Pripyat, February 4th 1981
-Mom, what is that?
-What honey?
-Those buildings we see from our kitchen window.
-Oh, that’s the nuclear station sweetie.
-What is that?
-Those buildings you see are called reactors, and they create nuclear energy that is very valuable to our lives.
-It seems dangerous.
-Why do you say that?
-Because it smells bad.

April 26th 1986
Dear diary,
I don’t think I’ll manage to write much this time because we have a lot to do. One of the reactors kind of exploded. They said everything is ok but either way we have to leave the village for some days. I know it seems normal, but I’m worried. Dad just left and I feel sad. He said he must go there and help, I didn’t get much.

Let me know what you think and -most importantly- if you want it to be continued ! It's up to you to decide!

The pictures are all mine and the closest I have to this atmosphere... (not from Chernobyl)

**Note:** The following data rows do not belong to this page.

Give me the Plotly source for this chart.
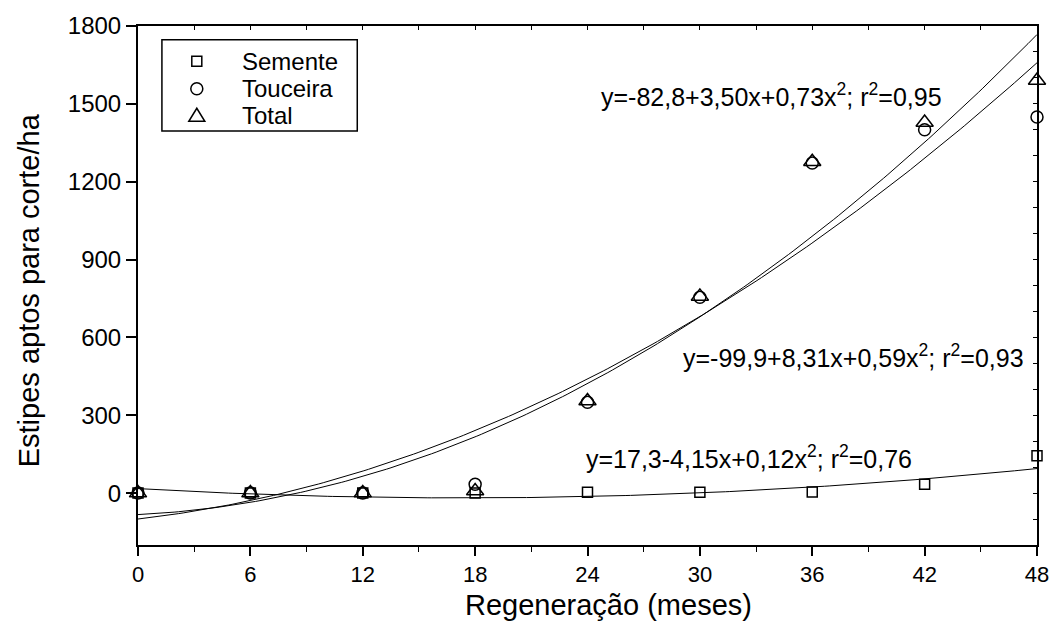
import numpy as np
import plotly.graph_objects as go

# ---- data ----
meses = [0, 6, 12, 18, 24, 30, 36, 42, 48]
semente = [0, 0, 0, 0, 3, 3, 4, 34, 144]
touceira = [0, 0, 0, 34, 350, 755, 1272, 1400, 1449]
total = [0, 0, 0, 8, 355, 758, 1277, 1428, 1590]

series_names = ["Semente", "Touceira", "Total"]

# regression coefficients printed on the chart (a + b x + c x^2)
coef_total = [-82.8, 3.50, 0.73]
coef_touceira = [-99.9, 8.31, 0.59]
coef_semente = [17.3, -4.15, 0.12]

eq_total = "y=-82,8+3,50x+0,73x<sup>2</sup>; r<sup>2</sup>=0,95"
eq_touceira = "y=-99,9+8,31x+0,59x<sup>2</sup>; r<sup>2</sup>=0,93"
eq_semente = "y=17,3-4,15x+0,12x<sup>2</sup>; r<sup>2</sup>=0,76"

x_ticks = [0, 6, 12, 18, 24, 30, 36, 42, 48]
y_ticks = [0, 300, 600, 900, 1200, 1500, 1800]

FONT = "Liberation Sans, Arial, sans-serif"

# plot area in pixels
L, R, T, B = 138, 1040, 16, 545
W, H = R - L, B - T


def px(xp):
    return (xp - L) / W


def py(yp):
    return (B - yp) / H


fig = go.Figure()

xs = np.linspace(0, 48, 200)
for c in (coef_total, coef_touceira, coef_semente):
    fig.add_trace(go.Scatter(x=xs, y=c[0] + c[1] * xs + c[2] * xs ** 2,
                             mode="lines", line=dict(color="black", width=1),
                             showlegend=False, hoverinfo="skip"))

mk_line = dict(color="black", width=1.5)
fig.add_trace(go.Scatter(x=meses, y=semente, mode="markers", name=series_names[0],
                         marker=dict(symbol="square-open", size=10, color="black", line=mk_line),
                         cliponaxis=False, showlegend=False))
fig.add_trace(go.Scatter(x=meses, y=touceira, mode="markers", name=series_names[1],
                         marker=dict(symbol="circle-open", size=12, color="black", line=mk_line),
                         cliponaxis=False, showlegend=False))
fig.add_trace(go.Scatter(x=meses, y=total, mode="markers", name=series_names[2],
                         marker=dict(symbol="triangle-up-open", size=15, color="black", line=mk_line),
                         cliponaxis=False, showlegend=False))

# invisible trace for mirrored (top/right) inner ticks
fig.add_trace(go.Scatter(x=[0], y=[0], xaxis="x2", yaxis="y2", mode="markers",
                         marker=dict(opacity=0), showlegend=False, hoverinfo="skip"))

# equations
for txt, xv, yv in ((eq_total, 24.6, 1535), (eq_touceira, 29.0, 530), (eq_semente, 23.8, 138)):
    fig.add_annotation(x=xv, y=yv, xref="x", yref="y", text=txt, showarrow=False,
                       xanchor="left", yanchor="middle",
                       font=dict(family=FONT, size=25, color="black"))

# axis titles (as annotations to place them as in the reference)
fig.add_annotation(x=px(610), y=py(606), xref="paper", yref="paper",
                   text="Regeneração (meses)", showarrow=False,
                   xanchor="center", yanchor="middle",
                   font=dict(family=FONT, size=29, color="black"))
fig.add_annotation(x=px(29), y=py(285), xref="paper", yref="paper",
                   text="Estipes aptos para corte/ha", showarrow=False, textangle=-90,
                   xanchor="center", yanchor="middle",
                   font=dict(family=FONT, size=29, color="black"))

# ---- legend drawn by hand ----
shapes = [dict(type="rect", xref="paper", yref="paper",
               x0=px(162), x1=px(358), y0=py(123), y1=py(30),
               line=dict(color="black", width=1.5), fillcolor="white", layer="above")]
rows = [52, 80, 107]
sym_x = px(197)
shapes.append(dict(type="rect", xref="paper", yref="paper", xsizemode="pixel", ysizemode="pixel",
                   xanchor=sym_x, yanchor=py(rows[0]), x0=-5, x1=5, y0=-5, y1=5,
                   line=dict(color="black", width=1.5), layer="above"))
shapes.append(dict(type="circle", xref="paper", yref="paper", xsizemode="pixel", ysizemode="pixel",
                   xanchor=sym_x, yanchor=py(rows[1]), x0=-6, x1=6, y0=-6, y1=6,
                   line=dict(color="black", width=1.5), layer="above"))
shapes.append(dict(type="path", xref="paper", yref="paper", xsizemode="pixel", ysizemode="pixel",
                   xanchor=sym_x, yanchor=py(rows[2]), path="M-8,-6 L8,-6 L0,7 Z",
                   line=dict(color="black", width=1.5), layer="above"))
for name, r in zip(series_names, rows):
    fig.add_annotation(x=px(240), y=py(r), xref="paper", yref="paper", text=name,
                       showarrow=False, xanchor="left", yanchor="middle",
                       font=dict(family=FONT, size=24, color="black"))

fig.update_layout(
    width=1061, height=629,
    margin=dict(l=L, r=1061 - R, t=T, b=629 - B),
    paper_bgcolor="white", plot_bgcolor="white",
    font=dict(family=FONT, color="black"),
    shapes=shapes,
    showlegend=False,
    xaxis=dict(range=[0, 48], tickvals=x_ticks, ticks="outside", ticklen=9, tickwidth=1.5,
               tickcolor="black", showline=True, linecolor="black", linewidth=2,
               showgrid=False, zeroline=False, tickfont=dict(size=22),
               minor=dict(dtick=3, ticks="outside", ticklen=5, tickcolor="black", tickwidth=1)),
    yaxis=dict(range=[-200, 1800], tickvals=y_ticks, ticks="outside", ticklen=10, tickwidth=1.5,
               tickcolor="black", showline=True, linecolor="black", linewidth=2,
               showgrid=False, zeroline=False, tickfont=dict(size=24)),
    xaxis2=dict(range=[0, 48], overlaying="x", side="top", dtick=3, ticks="inside", ticklen=4,
                tickcolor="black", showticklabels=False, showline=True, linecolor="black",
                linewidth=2, showgrid=False, zeroline=False),
    yaxis2=dict(range=[-200, 1800], overlaying="y", side="right", dtick=100, tick0=0,
                ticks="inside", ticklen=4, tickcolor="black", showticklabels=False,
                showline=True, linecolor="black", linewidth=2, showgrid=False, zeroline=False),
)

fig.write_html("out.html")
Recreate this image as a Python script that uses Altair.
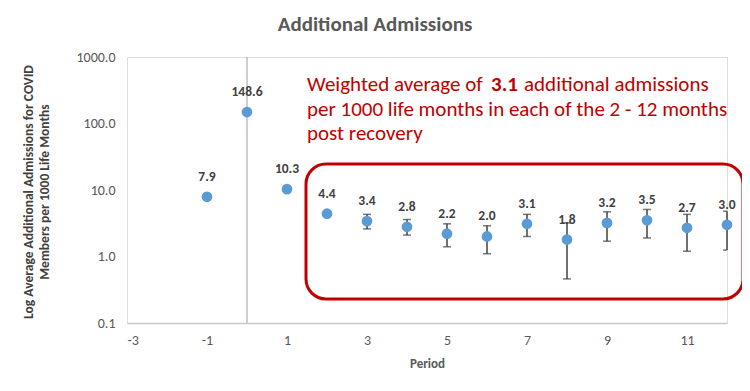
import altair as alt
import pandas as pd

# ---- data ----
periods = [-1, 0, 1, 2, 3, 4, 5, 6, 7, 8, 9, 10, 11, 12]
values = [7.9, 148.6, 10.3, 4.4, 3.4, 2.8, 2.2, 2.0, 3.1, 1.8, 3.2, 3.5, 2.7, 3.0]

err_periods = [3, 4, 5, 6, 7, 8, 9, 10, 11, 12]
err_low = [2.6, 2.1, 1.4, 1.1, 2.0, 0.46, 1.7, 1.9, 1.2, 1.25]
err_high = [4.3, 3.6, 3.1, 2.9, 4.3, 3.2, 4.7, 5.1, 4.3, 4.8]

x_ticks = [-3, -1, 1, 3, 5, 7, 9, 11]
y_ticks = [0.1, 1, 10, 100, 1000]

title_text = "Additional Admissions"
y_title = ["Log Average Additional Admissions for COVID", "Members  per 1000 Life Months"]
x_title = "Period"
note_a = "Weighted average of"
note_b = "3.1"
note_c = "additional admissions"
note_line2 = "per 1000 life months in each of the 2 - 12 months"
note_line3 = "post recovery"

FONT = "Carlito, Calibri, Lato, sans-serif"
RED = "#C00000"

pts = pd.DataFrame({"period": periods, "value": values})
errs = pd.DataFrame({"period": err_periods, "lo": err_low, "hi": err_high})
vline = pd.DataFrame({"period": [0], "lo": [0.1], "hi": [1000]})
dummy = pd.DataFrame({"a": [0]})

xs = alt.Scale(domain=[-3, 12], nice=False, zero=False)
ys = alt.Scale(type="log", domain=[0.1, 1000], nice=False)

x_enc = alt.X("period:Q", scale=xs, axis=alt.Axis(
    values=x_ticks, labelExpr="'' + datum.value", title=x_title, grid=False, ticks=False,
    domainColor="#C8C8C8", domainWidth=1.5, labelColor="#595959", labelFont=FONT,
    labelFontSize=14, labelPadding=10, titleFont=FONT, titleFontSize=13,
    titleColor="#595959", titleFontWeight="bold", titlePadding=10))
y_enc = alt.Y("value:Q", scale=ys, axis=alt.Axis(
    values=y_ticks, format=".1f", title=None, grid=False, ticks=False, domain=False,
    labelColor="#595959", labelFont=FONT, labelFontSize=14, labelPadding=12))

rule0 = alt.Chart(vline).mark_rule(color="#BFBFBF", strokeWidth=1.5).encode(
    x=alt.X("period:Q", scale=xs),
    y=alt.Y("lo:Q", scale=ys),
    y2="hi:Q")

points = alt.Chart(pts).mark_circle(size=115, color="#5B9BD5", opacity=1).encode(
    x=x_enc, y=y_enc)

labels = alt.Chart(pts).mark_text(
    font=FONT, fontSize=13.5, fontWeight="bold", color="#404040", dy=-20,
    baseline="middle").encode(
    x=alt.X("period:Q", scale=xs), y=alt.Y("value:Q", scale=ys),
    text=alt.Text("value:Q", format=".1f"))

err_rule = alt.Chart(errs).mark_rule(color="#404040", strokeWidth=1.5).encode(
    x=alt.X("period:Q", scale=xs), y=alt.Y("lo:Q", scale=ys), y2="hi:Q")
cap_lo = alt.Chart(errs).mark_tick(color="#404040", orient="horizontal", size=8,
                                    thickness=1.5, clip=True).encode(
    x=alt.X("period:Q", scale=xs), y=alt.Y("lo:Q", scale=ys))
cap_hi = alt.Chart(errs).mark_tick(color="#404040", orient="horizontal", size=8,
                                    thickness=1.5, clip=True).encode(
    x=alt.X("period:Q", scale=xs), y=alt.Y("hi:Q", scale=ys))

box = alt.Chart(dummy).mark_rect(filled=False, stroke=RED, strokeWidth=3,
                                  cornerRadius=20).encode(
    x=alt.value(179), x2=alt.value(616), y=alt.value(107), y2=alt.value(242))


def txt(s, x, y, size, weight="normal", color=RED, align="left", angle=0):
    return alt.Chart(dummy).mark_text(
        text=s, font=FONT, fontSize=size, fontWeight=weight, color=color,
        align=align, baseline="middle", angle=angle).encode(
        x=alt.value(x), y=alt.value(y))


notes = [
    txt(note_a, 180, 28, 21),
    txt(note_b, 364, 28, 21, weight="bold"),
    txt(note_c, 397, 28, 21),
    txt(note_line2, 180, 52.5, 21),
    txt(note_line3, 180, 77, 21),
    txt(title_text, 248, -32, 21, weight="bold", color="#595959", align="center"),
    txt(y_title[0], -98, 135, 13.5, weight="bold", color="#404040", align="center", angle=270),
    txt(y_title[1], -82, 135, 13.5, weight="bold", color="#404040", align="center", angle=270),
]

chart = alt.layer(rule0, err_rule, cap_lo, cap_hi, points, labels, box, *notes).properties(
    width=600, height=266,
    autosize=alt.AutoSizeParams(type="none"),
    padding={"left": 119, "top": 49, "right": 15, "bottom": 60},
).configure_view(stroke=None).configure(background="white")

chart.save("out.html", embed_options={"renderer": "svg", "actions": False})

With this chance though...

I hereby present to all of you my new photo project: 'Chernobyl, 35 years after' - The book will be out on April 26th 2021, exactly 35 years from the Chernobyl disaster...

Wish me luck! [and if you have any Ukrainian friends/connections in Kiev or closer to Chernobyl, put me in contact please!]

This is one of my favorite -and related to the story- songs...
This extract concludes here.